EXCERPTED RECORDS:

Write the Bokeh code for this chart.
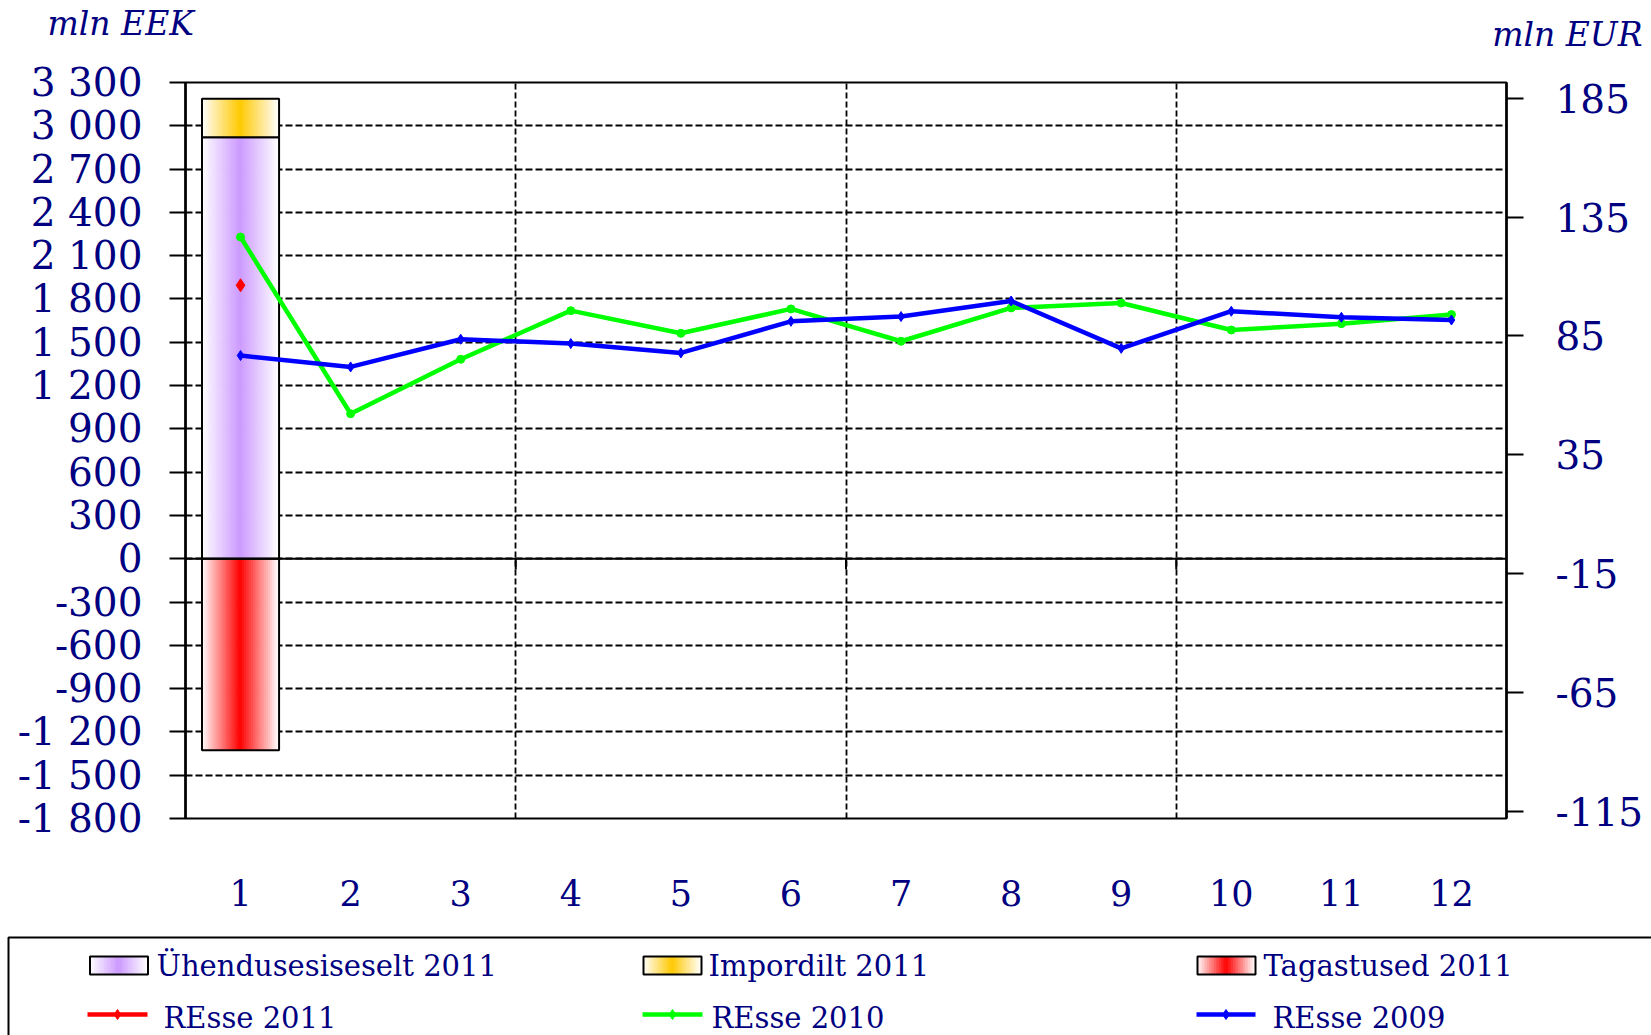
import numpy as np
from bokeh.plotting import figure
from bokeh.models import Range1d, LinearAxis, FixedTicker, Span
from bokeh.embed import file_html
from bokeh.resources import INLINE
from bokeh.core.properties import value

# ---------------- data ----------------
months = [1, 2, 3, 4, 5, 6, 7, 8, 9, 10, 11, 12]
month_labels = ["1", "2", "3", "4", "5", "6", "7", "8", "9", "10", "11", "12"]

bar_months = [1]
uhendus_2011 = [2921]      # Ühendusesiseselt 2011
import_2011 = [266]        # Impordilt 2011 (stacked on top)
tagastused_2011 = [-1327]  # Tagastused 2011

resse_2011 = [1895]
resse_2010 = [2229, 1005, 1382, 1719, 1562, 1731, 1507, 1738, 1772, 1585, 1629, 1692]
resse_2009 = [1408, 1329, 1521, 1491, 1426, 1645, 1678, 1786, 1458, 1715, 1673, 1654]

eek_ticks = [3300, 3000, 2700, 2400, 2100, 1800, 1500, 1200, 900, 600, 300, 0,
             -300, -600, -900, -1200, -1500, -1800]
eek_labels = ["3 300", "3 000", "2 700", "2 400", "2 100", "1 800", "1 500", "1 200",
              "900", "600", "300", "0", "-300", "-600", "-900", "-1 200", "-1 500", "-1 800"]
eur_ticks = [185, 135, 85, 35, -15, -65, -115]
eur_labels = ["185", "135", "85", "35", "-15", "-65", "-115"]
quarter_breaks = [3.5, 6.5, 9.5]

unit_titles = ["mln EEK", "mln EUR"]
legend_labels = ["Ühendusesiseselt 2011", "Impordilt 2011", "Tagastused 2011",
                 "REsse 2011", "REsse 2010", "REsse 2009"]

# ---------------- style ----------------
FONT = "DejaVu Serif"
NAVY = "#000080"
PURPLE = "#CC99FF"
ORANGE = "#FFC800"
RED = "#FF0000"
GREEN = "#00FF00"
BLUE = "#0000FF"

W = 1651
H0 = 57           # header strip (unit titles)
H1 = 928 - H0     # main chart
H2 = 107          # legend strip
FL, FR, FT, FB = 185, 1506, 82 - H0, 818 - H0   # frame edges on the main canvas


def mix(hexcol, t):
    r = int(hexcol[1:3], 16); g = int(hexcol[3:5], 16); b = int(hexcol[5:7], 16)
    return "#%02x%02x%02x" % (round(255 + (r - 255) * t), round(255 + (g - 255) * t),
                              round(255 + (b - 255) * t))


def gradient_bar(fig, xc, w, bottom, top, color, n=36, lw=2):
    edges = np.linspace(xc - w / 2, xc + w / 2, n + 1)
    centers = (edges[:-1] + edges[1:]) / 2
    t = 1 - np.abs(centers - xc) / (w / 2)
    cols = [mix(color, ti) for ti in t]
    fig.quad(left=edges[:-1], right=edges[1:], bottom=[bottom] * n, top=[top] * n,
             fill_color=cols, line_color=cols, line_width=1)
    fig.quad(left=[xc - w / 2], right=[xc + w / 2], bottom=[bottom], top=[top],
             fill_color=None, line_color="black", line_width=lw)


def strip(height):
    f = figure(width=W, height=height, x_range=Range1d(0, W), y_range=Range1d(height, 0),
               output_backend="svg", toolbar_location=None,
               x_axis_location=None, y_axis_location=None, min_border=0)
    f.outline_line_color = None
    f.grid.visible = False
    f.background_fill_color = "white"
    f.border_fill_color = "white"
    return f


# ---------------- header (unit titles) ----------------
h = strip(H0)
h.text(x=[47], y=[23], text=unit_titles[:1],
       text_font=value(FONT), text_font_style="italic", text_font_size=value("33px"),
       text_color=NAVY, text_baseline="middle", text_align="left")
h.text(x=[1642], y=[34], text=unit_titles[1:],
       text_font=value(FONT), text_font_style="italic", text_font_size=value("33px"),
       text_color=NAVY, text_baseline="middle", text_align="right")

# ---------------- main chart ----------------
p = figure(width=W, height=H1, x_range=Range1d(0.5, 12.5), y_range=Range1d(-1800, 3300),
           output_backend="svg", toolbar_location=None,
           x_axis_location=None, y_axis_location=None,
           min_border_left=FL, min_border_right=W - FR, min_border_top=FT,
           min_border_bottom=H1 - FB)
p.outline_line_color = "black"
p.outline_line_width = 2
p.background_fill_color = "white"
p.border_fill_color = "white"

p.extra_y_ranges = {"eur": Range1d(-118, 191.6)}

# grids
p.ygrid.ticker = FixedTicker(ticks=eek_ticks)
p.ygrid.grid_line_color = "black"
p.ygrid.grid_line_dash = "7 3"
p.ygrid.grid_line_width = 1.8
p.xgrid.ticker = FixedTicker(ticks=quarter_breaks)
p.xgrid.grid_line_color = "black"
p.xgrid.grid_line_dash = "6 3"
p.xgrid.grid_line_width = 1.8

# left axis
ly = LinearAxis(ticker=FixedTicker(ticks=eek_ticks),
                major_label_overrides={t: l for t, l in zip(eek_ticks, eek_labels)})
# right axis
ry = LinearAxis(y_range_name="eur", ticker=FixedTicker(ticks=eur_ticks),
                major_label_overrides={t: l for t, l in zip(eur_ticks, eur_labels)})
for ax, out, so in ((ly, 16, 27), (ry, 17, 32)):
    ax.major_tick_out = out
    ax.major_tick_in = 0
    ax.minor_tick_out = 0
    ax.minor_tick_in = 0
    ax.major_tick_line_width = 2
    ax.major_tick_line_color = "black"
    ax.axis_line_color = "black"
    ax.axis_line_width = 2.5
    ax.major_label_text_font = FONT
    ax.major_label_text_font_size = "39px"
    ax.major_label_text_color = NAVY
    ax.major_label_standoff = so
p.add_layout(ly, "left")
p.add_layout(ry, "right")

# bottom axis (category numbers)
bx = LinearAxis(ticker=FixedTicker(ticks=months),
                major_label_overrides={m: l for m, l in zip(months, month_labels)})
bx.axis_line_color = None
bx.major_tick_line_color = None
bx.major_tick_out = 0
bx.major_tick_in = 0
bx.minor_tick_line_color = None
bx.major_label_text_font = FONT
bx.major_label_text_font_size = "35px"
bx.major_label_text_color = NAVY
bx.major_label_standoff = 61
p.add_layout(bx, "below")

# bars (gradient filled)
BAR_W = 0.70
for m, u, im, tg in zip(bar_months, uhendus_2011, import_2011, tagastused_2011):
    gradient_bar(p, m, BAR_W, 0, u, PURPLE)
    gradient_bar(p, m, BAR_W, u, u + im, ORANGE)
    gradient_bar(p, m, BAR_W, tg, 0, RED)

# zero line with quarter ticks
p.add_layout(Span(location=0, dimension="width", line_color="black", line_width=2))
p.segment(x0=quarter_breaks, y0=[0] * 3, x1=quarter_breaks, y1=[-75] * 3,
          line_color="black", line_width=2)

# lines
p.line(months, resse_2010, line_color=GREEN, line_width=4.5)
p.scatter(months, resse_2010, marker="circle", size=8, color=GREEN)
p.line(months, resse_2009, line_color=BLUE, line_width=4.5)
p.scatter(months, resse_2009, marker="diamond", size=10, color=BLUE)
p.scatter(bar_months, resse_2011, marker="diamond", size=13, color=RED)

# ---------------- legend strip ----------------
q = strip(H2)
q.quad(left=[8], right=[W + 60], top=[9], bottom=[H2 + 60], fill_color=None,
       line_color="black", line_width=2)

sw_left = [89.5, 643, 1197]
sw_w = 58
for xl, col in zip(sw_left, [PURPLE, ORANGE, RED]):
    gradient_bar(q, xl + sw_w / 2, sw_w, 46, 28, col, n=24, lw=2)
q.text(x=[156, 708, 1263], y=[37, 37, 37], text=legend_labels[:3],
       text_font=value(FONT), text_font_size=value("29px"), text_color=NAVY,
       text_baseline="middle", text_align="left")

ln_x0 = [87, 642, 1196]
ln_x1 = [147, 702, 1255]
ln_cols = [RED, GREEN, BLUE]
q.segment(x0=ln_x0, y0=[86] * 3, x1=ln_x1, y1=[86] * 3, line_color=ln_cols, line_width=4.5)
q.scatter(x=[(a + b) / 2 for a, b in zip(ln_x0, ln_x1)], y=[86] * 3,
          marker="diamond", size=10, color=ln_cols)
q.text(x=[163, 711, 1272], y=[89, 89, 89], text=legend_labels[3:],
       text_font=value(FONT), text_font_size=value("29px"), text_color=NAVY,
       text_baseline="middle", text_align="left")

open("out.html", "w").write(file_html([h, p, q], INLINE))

==

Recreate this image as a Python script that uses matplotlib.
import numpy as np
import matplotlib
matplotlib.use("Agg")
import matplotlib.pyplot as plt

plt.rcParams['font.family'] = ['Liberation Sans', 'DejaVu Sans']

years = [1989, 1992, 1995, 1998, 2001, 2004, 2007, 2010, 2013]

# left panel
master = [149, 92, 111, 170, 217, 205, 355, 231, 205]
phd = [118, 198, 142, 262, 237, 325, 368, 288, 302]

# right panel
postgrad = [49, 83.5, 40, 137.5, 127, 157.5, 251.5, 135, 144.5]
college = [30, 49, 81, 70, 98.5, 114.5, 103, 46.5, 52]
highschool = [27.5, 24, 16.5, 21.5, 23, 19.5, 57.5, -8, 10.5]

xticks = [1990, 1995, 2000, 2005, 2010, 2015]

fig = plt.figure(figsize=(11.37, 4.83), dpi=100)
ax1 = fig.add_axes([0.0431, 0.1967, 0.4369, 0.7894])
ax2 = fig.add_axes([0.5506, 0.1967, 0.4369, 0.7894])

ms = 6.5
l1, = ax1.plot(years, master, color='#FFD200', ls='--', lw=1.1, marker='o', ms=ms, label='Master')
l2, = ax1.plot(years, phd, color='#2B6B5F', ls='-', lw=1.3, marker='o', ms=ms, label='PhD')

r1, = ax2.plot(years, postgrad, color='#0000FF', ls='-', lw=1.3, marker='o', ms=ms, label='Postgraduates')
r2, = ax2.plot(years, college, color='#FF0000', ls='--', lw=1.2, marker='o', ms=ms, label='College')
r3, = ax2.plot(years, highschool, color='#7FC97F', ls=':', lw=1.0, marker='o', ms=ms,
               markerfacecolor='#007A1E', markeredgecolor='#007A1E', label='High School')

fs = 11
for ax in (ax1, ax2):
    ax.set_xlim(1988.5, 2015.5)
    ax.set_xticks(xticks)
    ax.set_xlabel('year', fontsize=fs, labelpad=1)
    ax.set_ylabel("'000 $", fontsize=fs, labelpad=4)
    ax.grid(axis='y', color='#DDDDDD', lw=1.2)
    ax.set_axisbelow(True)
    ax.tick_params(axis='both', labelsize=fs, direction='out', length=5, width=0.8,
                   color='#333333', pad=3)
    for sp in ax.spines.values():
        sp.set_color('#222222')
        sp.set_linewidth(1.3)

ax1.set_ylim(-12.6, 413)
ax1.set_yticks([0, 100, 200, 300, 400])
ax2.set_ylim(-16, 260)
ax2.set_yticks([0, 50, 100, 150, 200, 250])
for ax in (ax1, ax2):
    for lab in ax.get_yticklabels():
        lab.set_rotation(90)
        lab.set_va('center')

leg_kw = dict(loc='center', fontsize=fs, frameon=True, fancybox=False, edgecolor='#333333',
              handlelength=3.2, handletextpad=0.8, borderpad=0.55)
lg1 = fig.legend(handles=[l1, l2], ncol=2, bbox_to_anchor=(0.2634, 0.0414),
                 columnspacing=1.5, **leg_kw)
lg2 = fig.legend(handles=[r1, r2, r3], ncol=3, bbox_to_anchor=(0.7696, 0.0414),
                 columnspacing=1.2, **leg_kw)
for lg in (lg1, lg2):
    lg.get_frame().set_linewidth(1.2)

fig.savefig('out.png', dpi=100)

==

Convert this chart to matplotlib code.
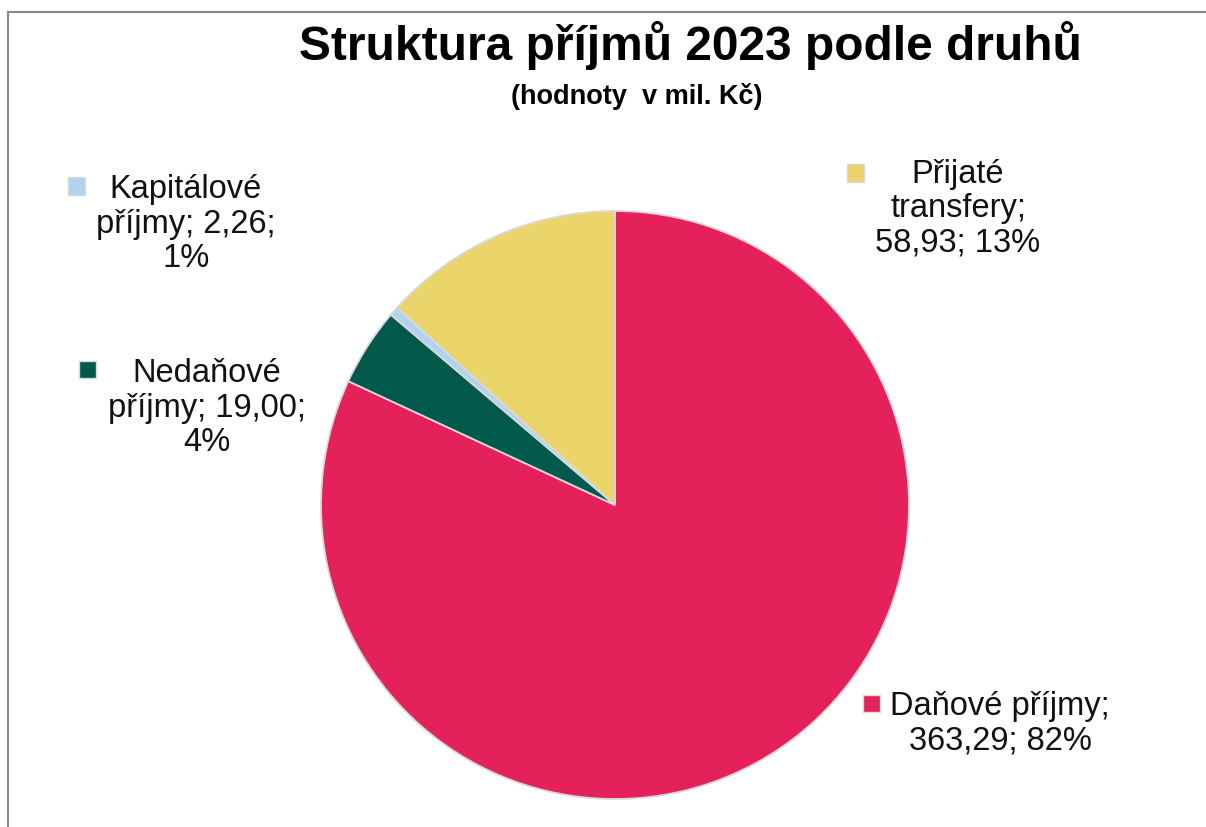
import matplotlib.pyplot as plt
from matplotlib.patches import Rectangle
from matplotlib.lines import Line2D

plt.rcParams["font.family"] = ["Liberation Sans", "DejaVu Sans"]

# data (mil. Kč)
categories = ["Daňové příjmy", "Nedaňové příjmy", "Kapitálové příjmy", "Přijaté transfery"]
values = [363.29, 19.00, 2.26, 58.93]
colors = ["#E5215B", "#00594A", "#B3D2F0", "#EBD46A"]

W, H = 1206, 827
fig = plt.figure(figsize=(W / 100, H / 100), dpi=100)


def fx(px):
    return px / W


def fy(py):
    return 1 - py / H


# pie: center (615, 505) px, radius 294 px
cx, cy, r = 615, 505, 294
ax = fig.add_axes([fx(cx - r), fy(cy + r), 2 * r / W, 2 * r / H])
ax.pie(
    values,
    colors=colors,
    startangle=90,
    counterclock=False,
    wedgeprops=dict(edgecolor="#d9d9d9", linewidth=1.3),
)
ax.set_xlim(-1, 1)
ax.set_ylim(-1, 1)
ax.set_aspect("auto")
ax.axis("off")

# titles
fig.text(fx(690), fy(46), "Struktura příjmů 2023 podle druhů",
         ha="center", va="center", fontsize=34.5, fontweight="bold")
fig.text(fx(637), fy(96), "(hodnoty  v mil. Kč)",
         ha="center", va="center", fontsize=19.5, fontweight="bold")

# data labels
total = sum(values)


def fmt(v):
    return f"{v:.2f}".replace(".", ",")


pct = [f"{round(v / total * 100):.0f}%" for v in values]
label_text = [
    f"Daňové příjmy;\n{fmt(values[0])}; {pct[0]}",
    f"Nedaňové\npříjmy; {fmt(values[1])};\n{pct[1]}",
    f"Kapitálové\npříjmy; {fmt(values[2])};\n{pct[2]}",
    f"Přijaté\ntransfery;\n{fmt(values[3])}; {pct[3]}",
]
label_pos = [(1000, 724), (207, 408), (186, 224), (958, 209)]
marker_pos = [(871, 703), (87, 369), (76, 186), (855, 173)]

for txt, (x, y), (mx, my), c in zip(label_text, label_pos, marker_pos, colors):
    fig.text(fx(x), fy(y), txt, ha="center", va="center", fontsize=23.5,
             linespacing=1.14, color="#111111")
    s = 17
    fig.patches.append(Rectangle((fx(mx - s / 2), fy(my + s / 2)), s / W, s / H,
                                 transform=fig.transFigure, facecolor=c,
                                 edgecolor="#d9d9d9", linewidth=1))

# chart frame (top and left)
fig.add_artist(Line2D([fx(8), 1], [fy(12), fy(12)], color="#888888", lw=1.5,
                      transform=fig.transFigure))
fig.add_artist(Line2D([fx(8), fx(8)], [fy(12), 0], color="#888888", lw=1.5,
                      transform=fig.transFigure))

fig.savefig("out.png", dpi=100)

DIRECTIONS FOR THIS TASK:
Extract and reproduce exactly the lines opening with the line containing "Recreate this image" and closing with the line containing "marker='o', ms=ms, label='PhD')", inclusive.

WRITTEN ANSWER:
Recreate this image as a Python script that uses matplotlib.
import numpy as np
import matplotlib
matplotlib.use("Agg")
import matplotlib.pyplot as plt

plt.rcParams['font.family'] = ['Liberation Sans', 'DejaVu Sans']

years = [1989, 1992, 1995, 1998, 2001, 2004, 2007, 2010, 2013]

# left panel
master = [149, 92, 111, 170, 217, 205, 355, 231, 205]
phd = [118, 198, 142, 262, 237, 325, 368, 288, 302]

# right panel
postgrad = [49, 83.5, 40, 137.5, 127, 157.5, 251.5, 135, 144.5]
college = [30, 49, 81, 70, 98.5, 114.5, 103, 46.5, 52]
highschool = [27.5, 24, 16.5, 21.5, 23, 19.5, 57.5, -8, 10.5]

xticks = [1990, 1995, 2000, 2005, 2010, 2015]

fig = plt.figure(figsize=(11.37, 4.83), dpi=100)
ax1 = fig.add_axes([0.0431, 0.1967, 0.4369, 0.7894])
ax2 = fig.add_axes([0.5506, 0.1967, 0.4369, 0.7894])

ms = 6.5
l1, = ax1.plot(years, master, color='#FFD200', ls='--', lw=1.1, marker='o', ms=ms, label='Master')
l2, = ax1.plot(years, phd, color='#2B6B5F', ls='-', lw=1.3, marker='o', ms=ms, label='PhD')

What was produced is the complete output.